A Semana Santa é uma celebração que, a exemplo do Natal, tem Jesus Cristo por figura principal. No entanto, nesse feriado, o protagonismo do enredo religioso é dividido, por contraste, com o vilão Judas Iscariotes, o apóstolo que traiu Cristo por 30 dinheiros e que por isso há dois mil anos é queimado pelos cristãos.
Faço aqui um breve desvio. Na perspectiva formal da técnica narrativa da história de Jesus, Judas cumpre uma missão singular e fundamental, que é a de conferir uma carga dramática adicional e um sentido aos eventos finais da vida do Salvador. Sem a fraqueza de Judas não haveria a paixão e o sacrifício de Cristo, peças fundamentais para a estruturação da liturgia e teologia católica. Sem o episódio da traição, Jesus não teria como oferecer a Deus o seu martírio pela salvação dos homens.
Judas poderia ter escolhido a lealdade e o caminho da fé? Pelo princípio do livre arbítrio, sim. Mas se o fizesse, como ficaria a previsão de Jesus, pela qual um dos seus que ali estavam o entregaria aos romanos? De qualquer forma, coube a Judas realizar a profecia, para depois então, atormentado, cometer o suicídio. No fim, não deixa de ser paradoxal: sem Judas não haveria Semana Santa.
Deixando essas ponderações de lado e voltando ao roteiro inicial do raciocínio, fico a pensar no valor simbólico de Judas em nossa cultura atual, especialmente no campo da política, onde a traição é quase uma regra.
Se no plano religioso Judas encarna o repúdio ao que é vil e desonesto, no plano material da vida secular essa aversão não se incorporou, pelo menos entre nós brasileiros, como um valor moral de amplo espectro, capaz de atuar ativamente sobre outras esferas da vida comum.

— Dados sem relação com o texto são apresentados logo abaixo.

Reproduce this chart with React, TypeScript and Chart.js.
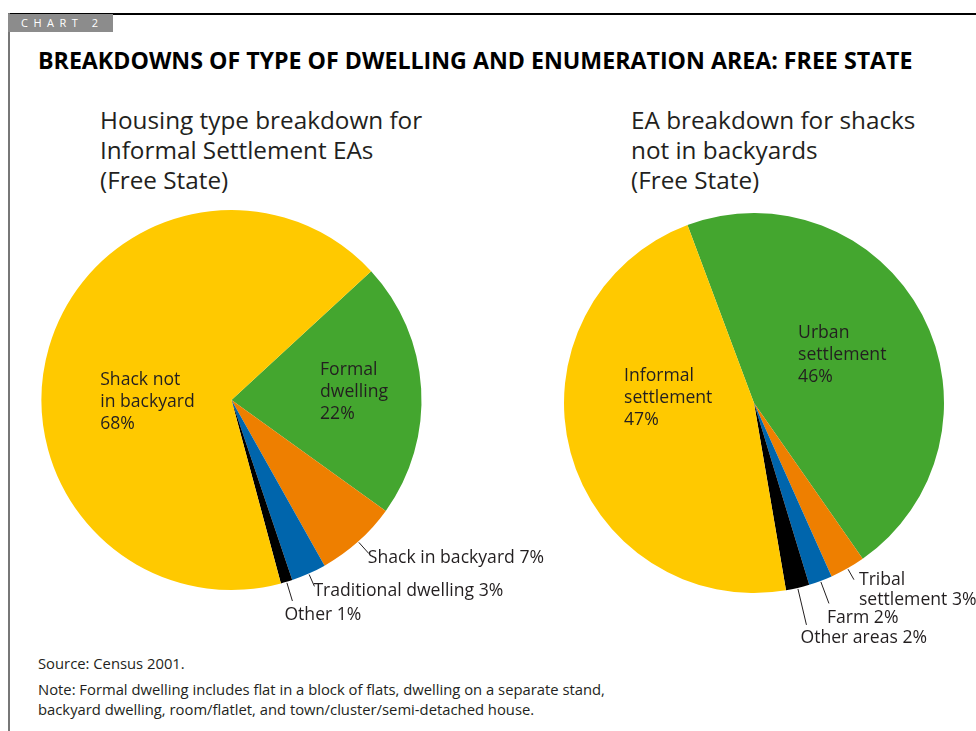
import React, { useEffect, useRef } from 'react';
import { Chart, registerables } from 'chart.js';
Chart.register(...registerables);

// ---------- Data ----------
const housingCategories = ['Formal dwelling', 'Shack in backyard', 'Traditional dwelling', 'Other', 'Shack not in backyard'];
const housingValues = [22, 7, 3, 1, 68];
const housingLabels = [
  ['Formal', 'dwelling', '22%'],
  ['Shack in backyard 7%'],
  ['Traditional dwelling 3%'],
  ['Other 1%'],
  ['Shack not', 'in backyard', '68%'],
];

const eaCategories = ['Urban settlement', 'Tribal settlement', 'Farm', 'Other areas', 'Informal settlement'];
const eaValues = [46, 3, 2, 2, 47];
const eaLabels = [
  ['Urban', 'settlement', '46%'],
  ['Tribal', 'settlement 3%'],
  ['Farm 2%'],
  ['Other areas 2%'],
  ['Informal', 'settlement', '47%'],
];

// ---------- Styles ----------
const YELLOW = '#FFC900';
const GREEN = '#44A62F';
const ORANGE = '#EE7F00';
const BLUE = '#0065AC';
const BLACK = '#000000';
const sliceColors = [GREEN, ORANGE, BLUE, BLACK, YELLOW];
const FONT = '"Open Sans", "Noto Sans", sans-serif';

type Place = { inside?: boolean; fx?: number; fy?: number; lead?: number; dx?: number; dy?: number };

const housingPlacement: Place[] = [
  { inside: true, fx: 0.466, fy: -0.16 },
  { lead: 16, dx: -1, dy: 4 },
  { lead: 14, dx: -1, dy: 5 },
  { lead: 20, dx: -8, dy: 14 },
  { inside: true, fx: -0.691, fy: -0.107 },
];
const eaPlacement: Place[] = [
  { inside: true, fx: 0.232, fy: -0.37 },
  { lead: 13, dx: 5, dy: 0 },
  { lead: 24, dx: -2, dy: 15 },
  { lead: 38, dx: -6, dy: 13 },
  { inside: true, fx: -0.684, fy: -0.14 },
];

const sliceLabelPlugin = {
  id: 'sliceLabels',
  afterDatasetsDraw(chart: any, _args: any, opts: any) {
    const ctx: CanvasRenderingContext2D = chart.ctx;
    const meta = chart.getDatasetMeta(0);
    const texts: string[][] = opts.texts;
    const places: Place[] = opts.places;
    const lh = 22;
    ctx.save();
    ctx.font = `17.6px ${FONT}`;
    ctx.fillStyle = '#231f20';
    ctx.strokeStyle = '#231f20';
    ctx.lineWidth = 1;
    ctx.textAlign = 'left';
    ctx.textBaseline = 'middle';
    meta.data.forEach((arc: any, i: number) => {
      const p = arc.getProps(['x', 'y', 'startAngle', 'endAngle', 'outerRadius'], true);
      const pl = places[i];
      const lines = texts[i];
      if (pl.inside) {
        const tx = p.x + (pl.fx as number) * p.outerRadius;
        const ty = p.y + (pl.fy as number) * p.outerRadius;
        lines.forEach((t, k) => ctx.fillText(t, tx, ty + k * lh));
      } else {
        const mid = (p.startAngle + p.endAngle) / 2;
        const r0 = p.outerRadius + 1;
        const r1 = p.outerRadius + (pl.lead as number);
        const x0 = p.x + Math.cos(mid) * r0;
        const y0 = p.y + Math.sin(mid) * r0;
        const x1 = p.x + Math.cos(mid) * r1;
        const y1 = p.y + Math.sin(mid) * r1;
        ctx.beginPath();
        ctx.moveTo(x0, y0);
        ctx.lineTo(x1, y1);
        ctx.stroke();
        const tx = x1 + (pl.dx as number);
        const ty = y1 + (pl.dy as number);
        lines.forEach((t, k) => ctx.fillText(t, tx, ty + k * 20));
      }
    });
    ctx.restore();
  },
};

function PieChart(props: {
  categories: string[];
  values: number[];
  texts: string[][];
  places: Place[];
  rotation: number;
  width: number;
  height: number;
  padding: { left: number; right: number; top: number; bottom: number };
  style: React.CSSProperties;
}) {
  const ref = useRef<HTMLCanvasElement>(null);
  useEffect(() => {
    if (!ref.current) return;
    const chart = new Chart(ref.current, {
      type: 'pie',
      data: {
        labels: props.categories,
        datasets: [
          {
            data: props.values,
            backgroundColor: sliceColors,
            borderWidth: 0,
          },
        ],
      },
      options: {
        responsive: false,
        animation: false,
        events: [],
        rotation: props.rotation,
        layout: { padding: props.padding },
        plugins: {
          legend: { display: false },
          tooltip: { enabled: false },
          sliceLabels: { texts: props.texts, places: props.places },
        } as any,
      },
      plugins: [sliceLabelPlugin],
    });
    return () => chart.destroy();
  }, []);
  return <canvas ref={ref} width={props.width} height={props.height} style={{ position: 'absolute', ...props.style }} />;
}

export default function App() {
  const subStyle: React.CSSProperties = {
    position: 'absolute',
    fontFamily: FONT,
    fontSize: 24.3,
    lineHeight: '30px',
    color: '#231f20',
    margin: 0,
    whiteSpace: 'nowrap',
  };
  return (
    <div style={{ position: 'absolute', left: 0, top: 0, width: 976, height: 731, background: '#fff', overflow: 'hidden', fontFamily: FONT }}>
      {/* frame */}
      <div style={{ position: 'absolute', left: 8, top: 13, width: 968, height: 1.5, background: '#000' }} />
      <div style={{ position: 'absolute', left: 8, top: 13, width: 1.5, height: 718, background: '#777' }} />
      <div
        style={{
          position: 'absolute', left: 8, top: 14, width: 105, height: 18, background: '#8c8c8c',
          color: '#fff', fontSize: 11, lineHeight: '18px', letterSpacing: 5.5, paddingLeft: 13, boxSizing: 'border-box',
        }}
      >
        CHART 2
      </div>
      <div style={{ position: 'absolute', left: 38, top: 44, fontSize: 23.2, lineHeight: '32px', fontWeight: 700, color: '#000', whiteSpace: 'nowrap' }}>
        BREAKDOWNS OF TYPE OF DWELLING AND ENUMERATION AREA: FREE STATE
      </div>
      <div style={{ ...subStyle, left: 100, top: 105 }}>
        Housing type breakdown for<br />Informal Settlement EAs<br />(Free State)
      </div>
      <div style={{ ...subStyle, left: 631, top: 105 }}>
        EA breakdown for shacks<br />not in backyards<br />(Free State)
      </div>

      <PieChart
        categories={housingCategories}
        values={housingValues}
        texts={housingLabels}
        places={housingPlacement}
        rotation={47.3}
        width={530}
        height={450}
        padding={{ left: 11, top: 10, right: 138, bottom: 60 }}
        style={{ left: 30, top: 200 }}
      />
      <PieChart
        categories={eaCategories}
        values={eaValues}
        texts={eaLabels}
        places={eaPlacement}
        rotation={-20.5}
        width={431}
        height={450}
        padding={{ left: 19, top: 13, right: 32, bottom: 57 }}
        style={{ left: 545, top: 200 }}
      />

      <div style={{ position: 'absolute', left: 38, top: 653, fontSize: 14.8, lineHeight: '20px', color: '#231f20', whiteSpace: 'nowrap' }}>
        <div>Source: Census 2001.</div>
        <div style={{ marginTop: 6 }}>
          Note: Formal dwelling includes flat in a block of flats, dwelling on a separate stand,<br />
          backyard dwelling, room/flatlet, and town/cluster/semi-detached house.
        </div>
      </div>
    </div>
  );
}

Na verdade, costumamos ser bem tolerantes com certos vícios, alguns dos quais apelidamos carinhosamente de “jeitinho”.
Quantos traidores não estão por aí alegres e faceiros, muito bem colocados nos mais altos postos da República, do Estado e cidades, vendendo diariamente a confiança que lhes fora depositada pelos eleitores? No Congresso, por exemplo, deputados diretamente envolvidos em escândalos de fraudes e desvios de verbas destinadas à população mais pobre não apenas continuam a ser eleitos e reeleitos, mas gozam de prestígio incomum. Em Brasília, uma figura basta para personalizar, como síntese, a apoteose de crimes que prospera na vida pública nacional: Renan Calheiros. Não é o único, mas é o mais bem sucedido.
Existem ainda as traições de valor intelectual e ideológico, perfeitamente representadas na pessoa do ex-presidente Lula da Silva, o socialista (construção forçada) que, uma vez eleito, aderiu a tudo quanto criticava, de questões econômicas a condutas éticas. Ao contrário da saga cristã, a traição faz bem aos políticos brasileiros.

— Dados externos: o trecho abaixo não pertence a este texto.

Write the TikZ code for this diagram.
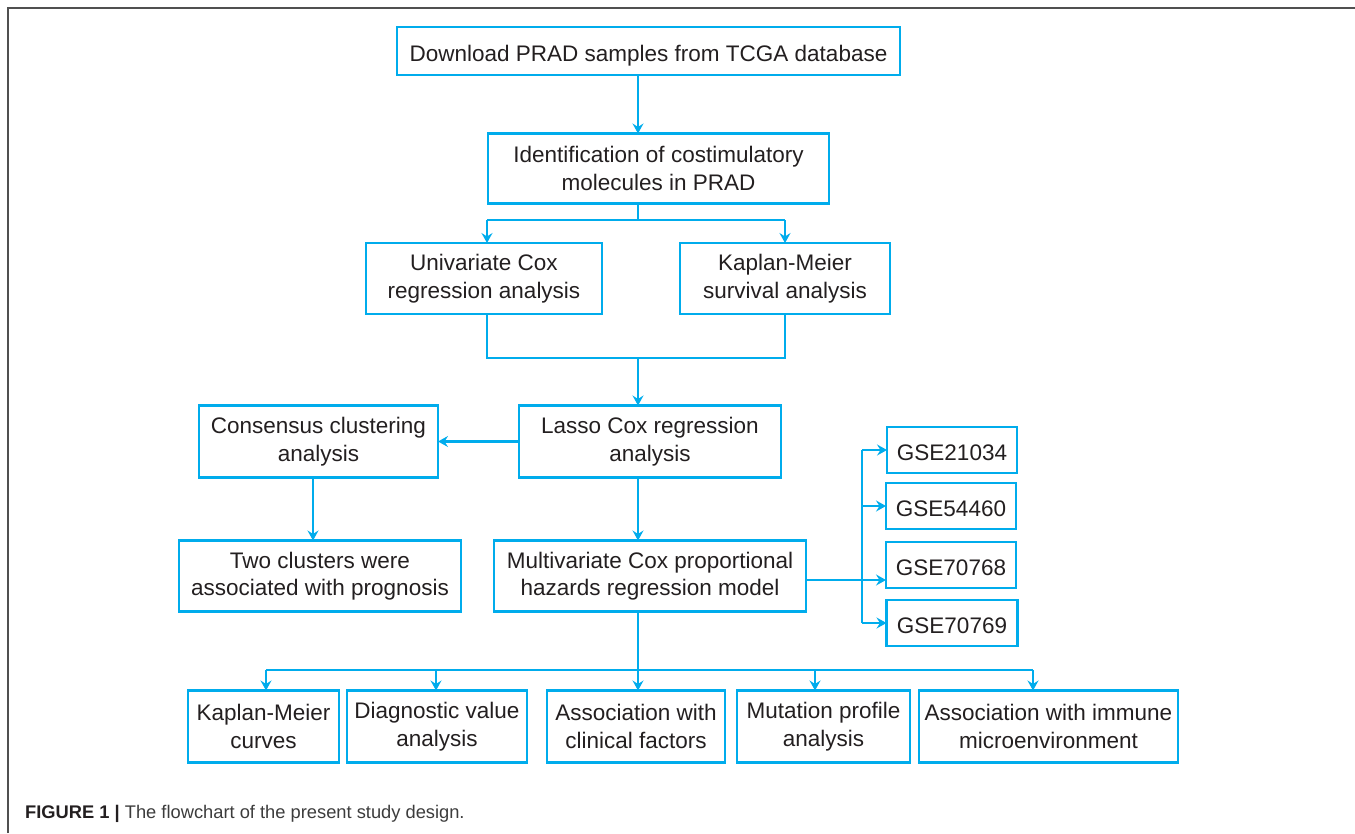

Não podemos generalizar, claro, mas são muitos os que agem assim sem que nada façamos para queimá-los na fogueira do repúdio ao que é imoral. Pelo contrário, não é incomum a crucificação dos mais honestos, nessa terra de traidores, romanos e os fariseus.
A comparação entre o apóstolo caído e os farsantes de hoje é uma injustiça com o primeiro. É que com seu ato deplorável, Judas Iscariotes acabou por contribuir, ainda que por caminho torto, com a consolidação da doutrina cristã, e uma vez arrependido do mal que praticou, penitenciou a si mesmo com a mais dura das penas. Já da roubalheira de verbas públicas que se fez cultura nacional, nada de positivo se aproveita ou se levanta, nem mesmo a indignação de quem é roubado. Não há arrependimentos e muito menos punições exemplares. Entre nós, não há redentores.